I owned an e46 vert for 15 years and had to repair this loom twice in that time. First time the exact same thing caught my attention - top failed to latch half way up. The issue became intermittent. Why? The trunk lid has to report "closed" for the roof to operate. The circuit for the trunk closed runs through this loom. The vibration of the roof closing or opening or the extent of the frayed wires intermittently reports the trunk "open". If the CVT is notified the trunk is open it stops opening or closing the roof.
Unfortunately most of the really good images from a decade ago are gone now thanks to Photobucket
http://forum.e46fanatics.com/showthread.php?t=664980
You do not need to cut the rubber elephant trunk to repair - you do need to remove the trunk lid carpet and disconnect the wires in the trunk lid to give some more slack.
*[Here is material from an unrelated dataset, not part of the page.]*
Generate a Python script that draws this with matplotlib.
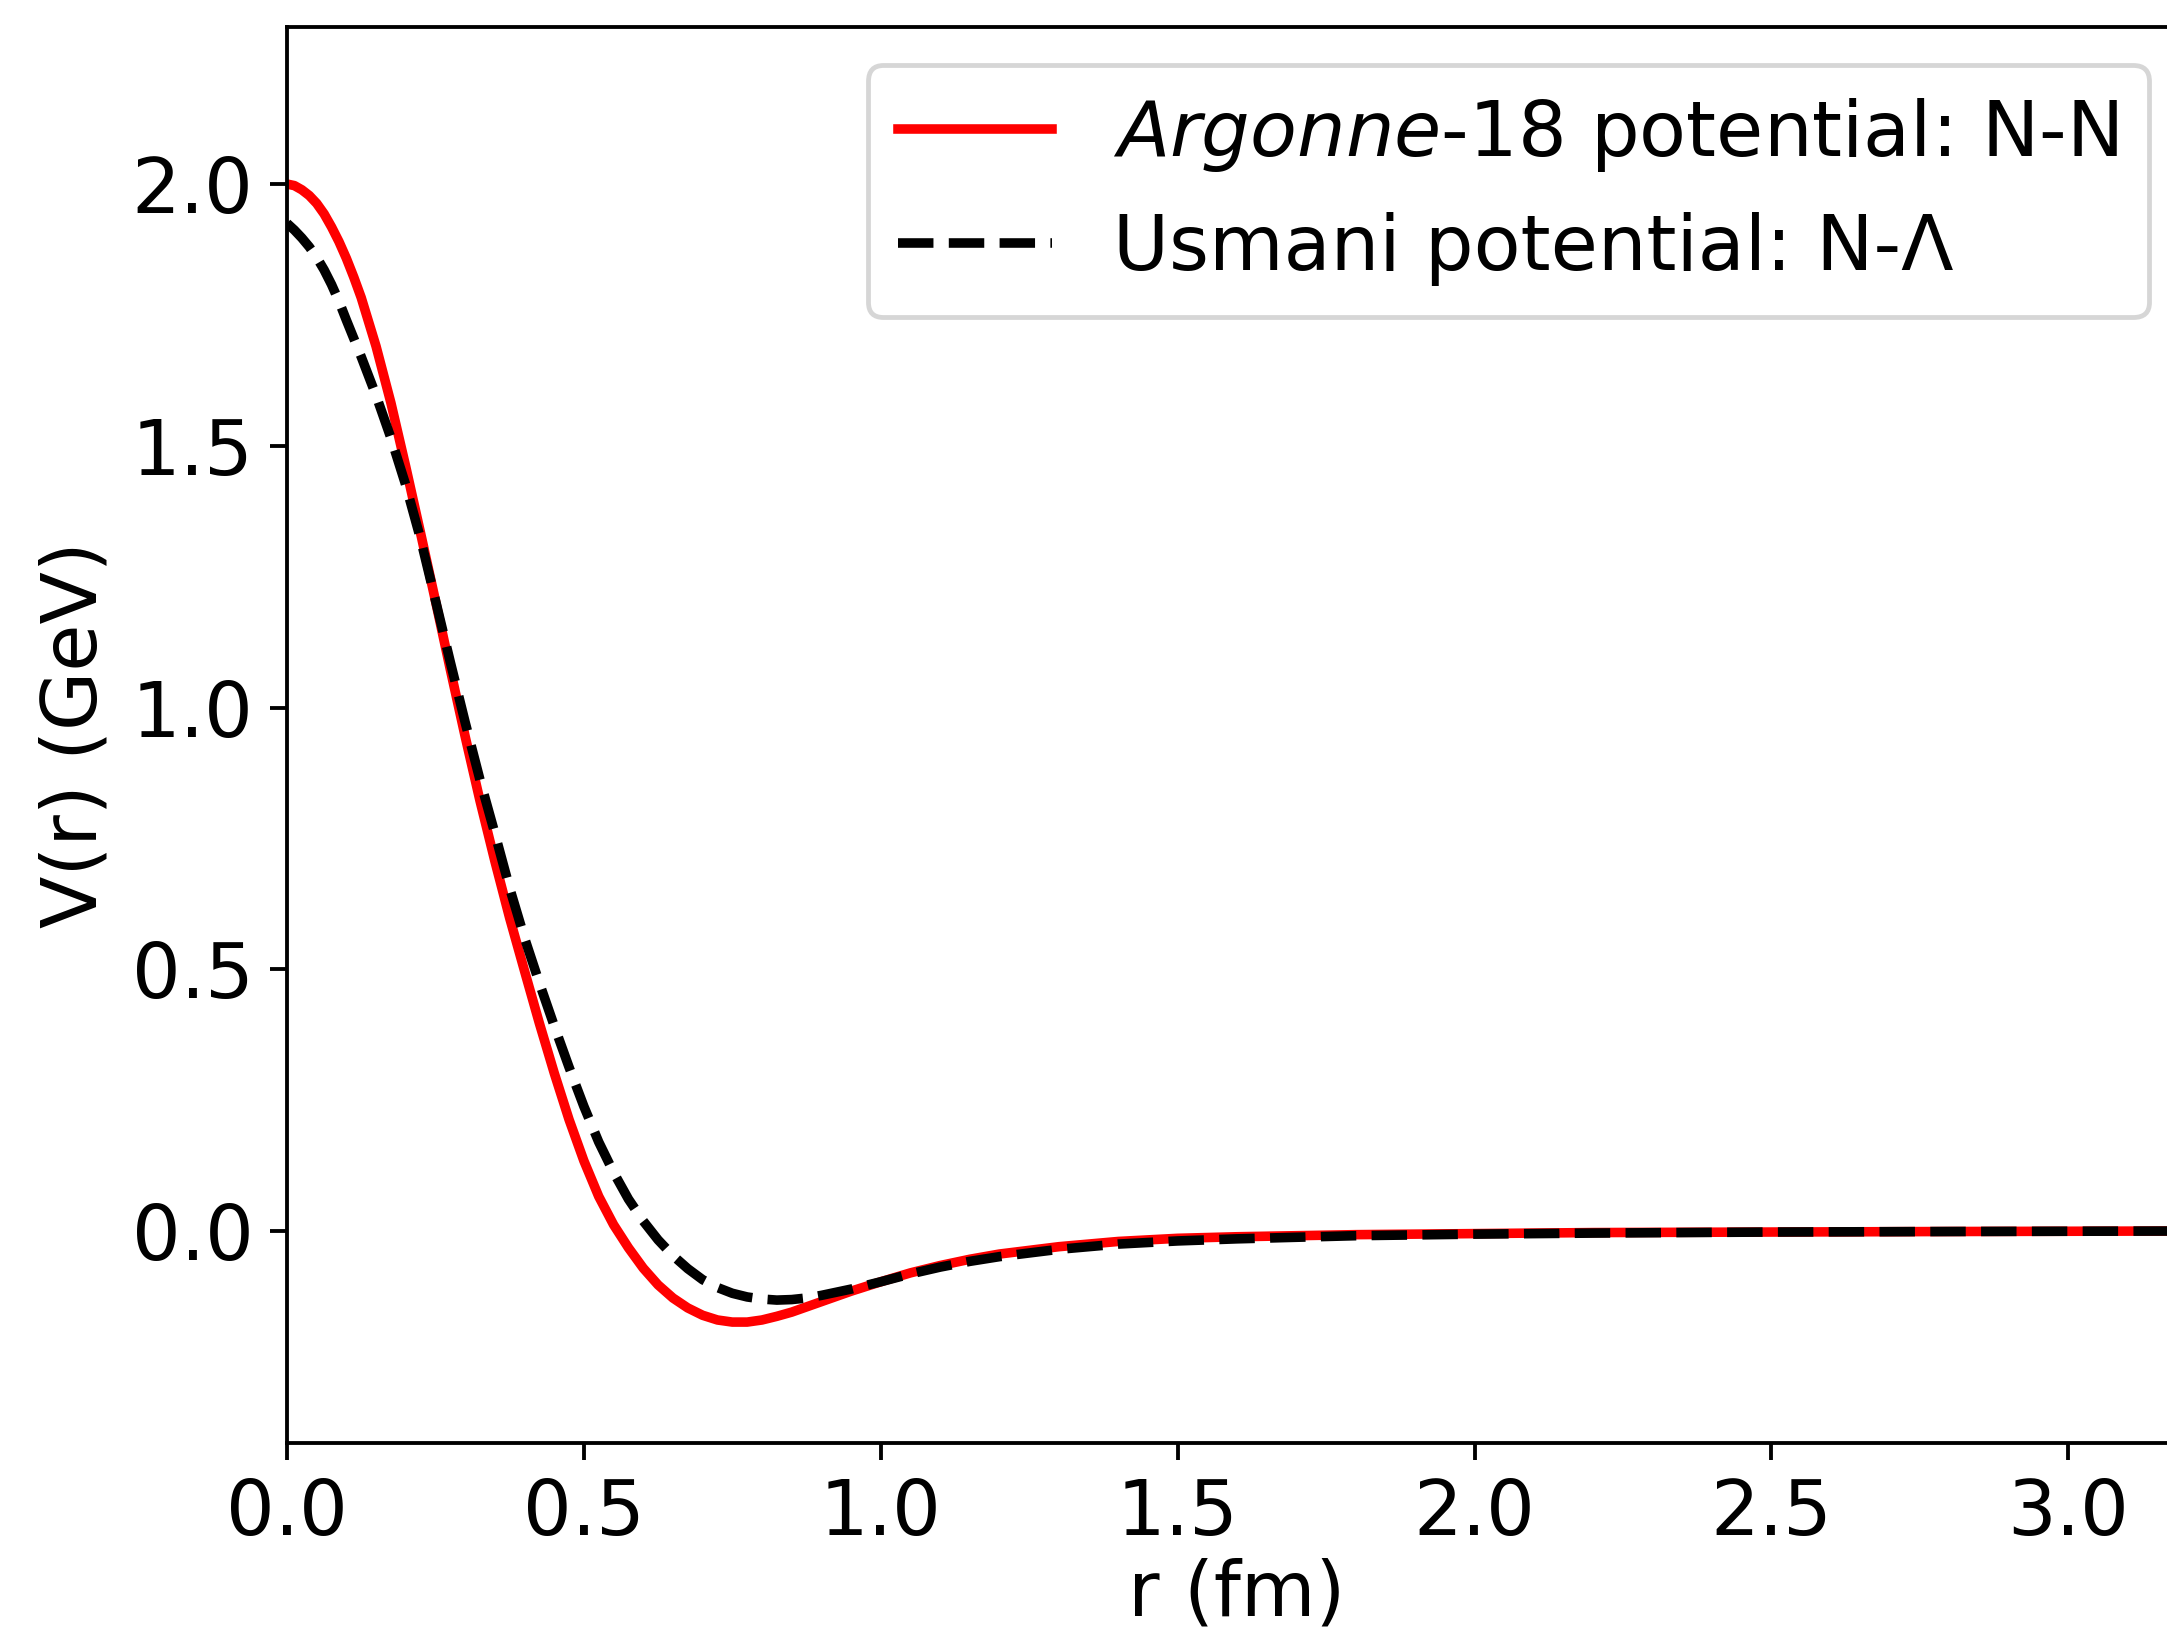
import matplotlib
matplotlib.use("Agg")
import matplotlib.pyplot as plt

# radial distance (fm)
r_fm = [0.000, 0.0125, 0.025, 0.0375, 0.050, 0.0625, 0.075, 0.0875, 0.100, 0.1125,
        0.125, 0.150, 0.175, 0.200, 0.225,
        0.250, 0.275, 0.300, 0.325, 0.350, 0.375, 0.400, 0.425, 0.450, 0.475,
        0.500, 0.525, 0.550, 0.575, 0.600, 0.625, 0.650, 0.675, 0.700, 0.725,
        0.750, 0.775, 0.800, 0.825, 0.850, 0.875, 0.900, 0.950, 1.000, 1.050,
        1.100, 1.150, 1.200, 1.300, 1.400, 1.500, 1.600, 1.700, 1.800, 2.000,
        2.200, 2.500, 2.800, 3.200]

# Argonne-18 N-N potential (GeV)
v_nn = [2.000, 1.997, 1.989, 1.978, 1.963, 1.943, 1.918, 1.890, 1.858, 1.822,
        1.783, 1.690, 1.582, 1.460, 1.333,
        1.204, 1.073, 0.945, 0.822, 0.707, 0.598, 0.497, 0.397, 0.302, 0.213,
        0.134, 0.066, 0.012, -0.032, -0.071, -0.103, -0.128, -0.147, -0.161, -0.170,
        -0.174, -0.174, -0.170, -0.163, -0.155, -0.145, -0.135, -0.115, -0.097, -0.080,
        -0.066, -0.054, -0.044, -0.030, -0.020, -0.014, -0.011, -0.009, -0.007, -0.005,
        -0.003, -0.002, -0.001, 0.000]

# Usmani N-Lambda potential (GeV)
v_nl = [1.925, 1.912, 1.897, 1.880, 1.860, 1.836, 1.808, 1.776, 1.740, 1.705,
        1.670, 1.596, 1.515, 1.425, 1.322,
        1.205, 1.087, 0.972, 0.862, 0.760, 0.655, 0.560, 0.474, 0.392, 0.313,
        0.238, 0.170, 0.112, 0.061, 0.019, -0.017, -0.047, -0.072, -0.093, -0.108,
        -0.119, -0.126, -0.130, -0.132, -0.131, -0.128, -0.123, -0.111, -0.097, -0.082,
        -0.069, -0.058, -0.049, -0.035, -0.025, -0.019, -0.015, -0.012, -0.009, -0.006,
        -0.004, -0.002, -0.001, 0.000]

x_ticks = [0.0, 0.5, 1.0, 1.5, 2.0, 2.5, 3.0]
y_ticks = [0.0, 0.5, 1.0, 1.5, 2.0]

plt.rcParams['font.size'] = 16
plt.rcParams['font.family'] = ['DejaVu Sans']

dpi = 345
fig = plt.figure(figsize=(2167 / dpi, 1635 / dpi), dpi=dpi)
ax = fig.add_axes([287 / 2167, 1 - 1443 / 1635, (2187 - 287) / 2167, (1443 - 27) / 1635])

ax.plot(r_fm, v_nn, color='red', lw=2, ls='-', label=r'$\it{Argonne}$-18 potential: N-N')
ax.plot(r_fm, v_nl, color='black', lw=2, ls='--', label='Usmani potential: N-Λ')

ax.set_xlim(0, 3.2)
ax.set_ylim(-0.405, 2.30)
ax.set_xticks(x_ticks)
ax.set_yticks(y_ticks)
ax.set_xlabel('r (fm)', labelpad=1.5)
ax.set_ylabel('V(r) (GeV)')
ax.legend(loc='upper right')

fig.savefig('out.png', dpi=dpi)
Pull the elephant trunk out at both ends, pull on the disconnected wires to get some slack and splice in new wires on the slack. For my last repair (I've done this on 4 vehicles) I cut on either side of the elephant trunk (about 16" splices) so the soldered connections were not in the elephant trunk as it barely has enough width for the existing wires and you don't want the flexing on the solder joints.
Lastly - use high grade replacement wires - I have BMW wire harnesses from stripped down cars so I match up the colours and gauge. If you use a cheap wire it will only fail faster. - Leave slack in the elephant trunk so the wires can move as it flexes. too rigid and they will break easier.